Nonetheless, cell proliferation was affected by surface topography and roughness. Recent findings indicated that surface nanomorphology was even more important for the long-term proliferation capacity of cells.37,38 For example, Chung et al found that the proliferation of epithelial cells was influenced by the small pore sizes of the nanoporous surface because the small (in their case, 30 nm) nanostructure could control the interaction between extracellular matrix molecules and the surface.24 Wang et al also showed that the optimal pore size of aluminum oxide membranes for cell growth was 80 nm for PC12 cells and 50 nm for NIH 3T3 cells.20 However, in another study, they also found that the topographical changes at the nanoscale on aluminum oxide membrane’s surfaces showed no significant effects on the viability and proliferation of rat mesenchymal stem cells.21 The differences in these observations might be explained by the different surface topographies employed in PAA and the different cell types investigated, which does not allow for proper comparisons between them. Most importantly, in our study, higher levels of cell proliferation were observed on the PAA50 and PAA75 than on the PAA25 and flat aluminum after 7 days of culture.
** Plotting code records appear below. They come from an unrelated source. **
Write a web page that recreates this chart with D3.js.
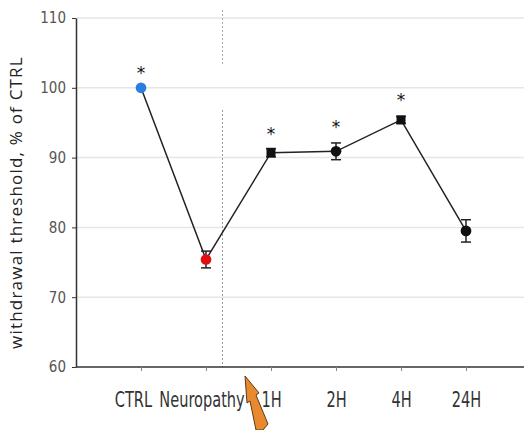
<!DOCTYPE html>
<html>
<head>
<meta charset="utf-8">
<script src="https://cdn.jsdelivr.net/npm/d3@7"></script>
<style>
  body { margin: 0; background: #fff; }
  svg { display: block; }
</style>
</head>
<body>
<div id="canvas"></div>
<script>
const categories = ["CTRL", "Neuropathy", "1H", "2H", "4H", "24H"];
const values = [100, 75.4, 90.7, 90.9, 95.4, 79.5];
const errors = [0, 1.2, 0.6, 1.2, 0.5, 1.6];
const starred = [true, false, true, true, true, false];
const starOffset = [2.7, 0, 3.2, 4.1, 3.4, 0];
const yTicks = [60, 70, 80, 90, 100, 110];
const pointColors = ["#2b7fe0", "#e01010", "#111", "#111", "#111", "#111"];
const pointShapes = ["circle", "circle", "square", "circle", "square", "circle"];

const width = 524;
const height = 430;
const margin = { top: 18, left: 76, bottom: 63, right: 0 };
const iheight = height - margin.top - margin.bottom;
const narrow = "'DejaVu Sans Condensed', 'Liberation Sans Narrow', 'Arial Narrow', sans-serif";

const svg = d3.select("#canvas").append("svg")
    .attr("width", width)
    .attr("height", height);

const g = svg.append("g").attr("transform", `translate(${margin.left},${margin.top})`);

const y = d3.scaleLinear().domain([60, 110]).range([iheight, 0]);
const x = d3.scalePoint().domain(categories).range([65, 390]);

// grid lines
g.selectAll("line.grid").data(yTicks.filter(d => d > 60)).enter().append("line")
    .attr("x1", 0).attr("x2", width - margin.left)
    .attr("y1", d => y(d)).attr("y2", d => y(d))
    .style("stroke", "#e6e6e6").style("stroke-width", 1.5);

// dotted separator between Neuropathy and treatment
const sepX = (x("Neuropathy") + x("1H")) / 2 - 16;
g.append("line")
    .attr("x1", sepX).attr("x2", sepX)
    .attr("y1", -8).attr("y2", 47)
    .style("stroke", "#aaa").style("stroke-dasharray", "2,2");
g.append("line")
    .attr("x1", sepX).attr("x2", sepX)
    .attr("y1", 92).attr("y2", iheight)
    .style("stroke", "#999").style("stroke-dasharray", "2,2");

// y axis
const yAxis = g.append("g")
    .call(d3.axisLeft(y).tickValues(yTicks).tickSize(4).tickSizeOuter(0).tickPadding(6));
yAxis.select(".domain").style("stroke", "#333").style("stroke-width", 1.5);
yAxis.selectAll(".tick line").style("stroke", "#333");
yAxis.selectAll("text")
    .style("font-family", narrow)
    .style("font-size", "15px").style("fill", "#555");

// x axis
const xAxis = g.append("g")
    .attr("transform", `translate(0,${iheight})`)
    .call(d3.axisBottom(x).tickSize(4).tickSizeOuter(0).tickPadding(18));
xAxis.select(".domain")
    .attr("d", `M0,0H${width - margin.left}`)
    .style("stroke", "#333").style("stroke-width", 1.5);
xAxis.selectAll(".tick line").style("stroke", "#888");
xAxis.selectAll("text")
    .style("font-family", narrow)
    .style("font-size", "18px").style("fill", "#333")
    .attr("transform", "scale(0.9,1.15)")
    .attr("dx", d => d === "CTRL" ? -9 : d === "Neuropathy" ? -5 : 0);

// y label
svg.append("text")
    .attr("transform", `translate(22,${margin.top + iheight / 2 + 10}) rotate(-90)`)
    .attr("text-anchor", "middle")
    .style("font-family", "'Open Sans', sans-serif")
    .style("font-size", "17px").style("fill", "#222")
    .style("letter-spacing", "1.2px")
    .text("withdrawal threshold, % of CTRL");

const data = categories.map((c, i) => ({ c, v: values[i], e: errors[i], s: starred[i], so: starOffset[i], col: pointColors[i], sh: pointShapes[i] }));

// connecting line
g.append("path").datum(data)
    .attr("d", d3.line().x(d => x(d.c)).y(d => y(d.v)))
    .style("fill", "none").style("stroke", "#222").style("stroke-width", 1.5);

// error bars
const eb = g.selectAll("g.err").data(data.filter(d => d.e > 0)).enter().append("g");
eb.append("line")
    .attr("x1", d => x(d.c)).attr("x2", d => x(d.c))
    .attr("y1", d => y(d.v - d.e)).attr("y2", d => y(d.v + d.e))
    .style("stroke", "#222").style("stroke-width", 1.5);
[-1, 1].forEach(s => {
  eb.append("line")
      .attr("x1", d => x(d.c) - 5).attr("x2", d => x(d.c) + 5)
      .attr("y1", d => y(d.v + s * d.e)).attr("y2", d => y(d.v + s * d.e))
      .style("stroke", "#222").style("stroke-width", 1.5);
});

// markers
g.selectAll("path.pt").data(data).enter().append("path")
    .attr("transform", d => `translate(${x(d.c)},${y(d.v)})`)
    .attr("d", d => d3.symbol().type(d.sh === "square" ? d3.symbolSquare : d3.symbolCircle).size(d.sh === "square" ? 81 : 90)())
    .style("fill", d => d.col);

// significance stars
g.selectAll("text.star").data(data.filter(d => d.s)).enter().append("text")
    .attr("x", d => x(d.c)).attr("y", d => y(d.v + d.so) + 10)
    .attr("text-anchor", "middle")
    .style("font-family", "'DejaVu Sans', sans-serif")
    .style("font-size", "17px").style("fill", "#111")
    .text("*");

// orange arrow annotation
svg.append("path")
    .attr("d", "M245,376 L259,393 L256,395 L268,424 L263,430 L256,430 L250,401 L247,403 Z")
    .style("fill", "#e8892f").style("stroke", "#5a3a1a").style("stroke-width", 1);
</script>
</body>
</html>
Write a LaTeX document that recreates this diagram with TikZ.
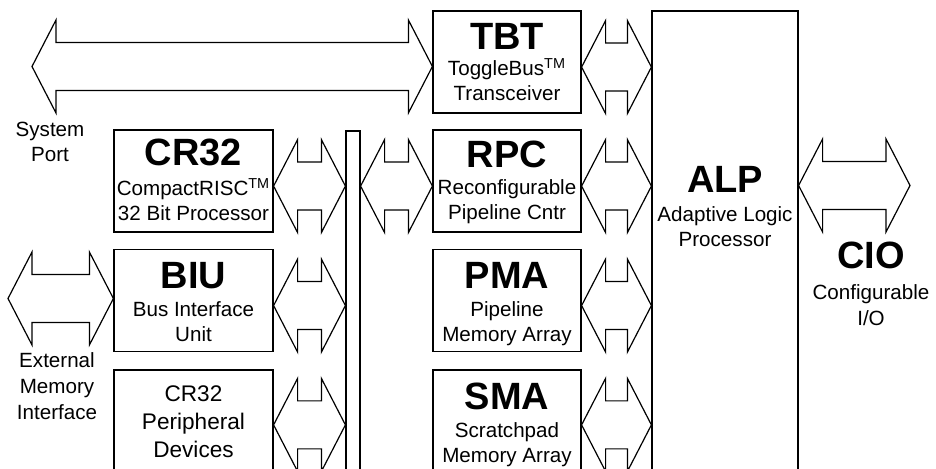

The porous surfaces with larger pore sizes (50 nm and 75 nm) improved roughness and bovine serum albumin adsorption, which might be major factors contributing to improved MC3T3-E1 cell proliferation. Further studies are now aimed towards fabricating a wide range of pore sizes of PAA and investigating the genetic mechanisms of cell–PAA interactions with a particular focus on preosteoblast differentiation, which would be helpful for a deeper understanding of the influence of this porous structure on a number of medical applications.

Conclusion

In this study, highly ordered PAA of defined pore sizes ranging from 25 nm to 75 nm were prepared by a two-step anodization technique. The attachment and proliferation of MC3T3-E1 on different sized PAA surfaces were assessed and compared. It was found that the nanoporous changes on PAA surfaces could modulate surface roughness, wettability, and bovine serum albumin adsorption at early stages of cell growth (up to 7 days). Of particular interest, nanoporous surfaces did not enhance MC3T3-E1 cell attachment whereas cell proliferation dramatically increased when the pore size was 50 nm and 75 nm. Porous surfaces with relatively larger pore sizes (50 nm and 75 nm) improved roughness and bovine serum albumin adsorption, which might be responsible for improved MC3T3-E1 cell growth. Consequently, these results suggested that the MC3T3-E1 cell responses may be controlled and optimized by varying the pore size of PAA, and the nanoporous surfaces can be designed to support osteoblast growth, which is important for improving orthopedic materials.

Acknowledgments

This work was supported by the Natural Science Foundation of China (Grant No. 50902020), the Fundamental Research Funds for the Central Universities (Grant No. 2014D110507), and the Opening Foundation of Zhejiang Provincial Top Key Discipline (Grant No. 20110925). The authors would like to acknowledge the Tissue Engineering Research Center of Shanghai Ninth People’s Hospital for assistance with cell experiments.

Disclosure

The authors report no conflicts of interest in this work.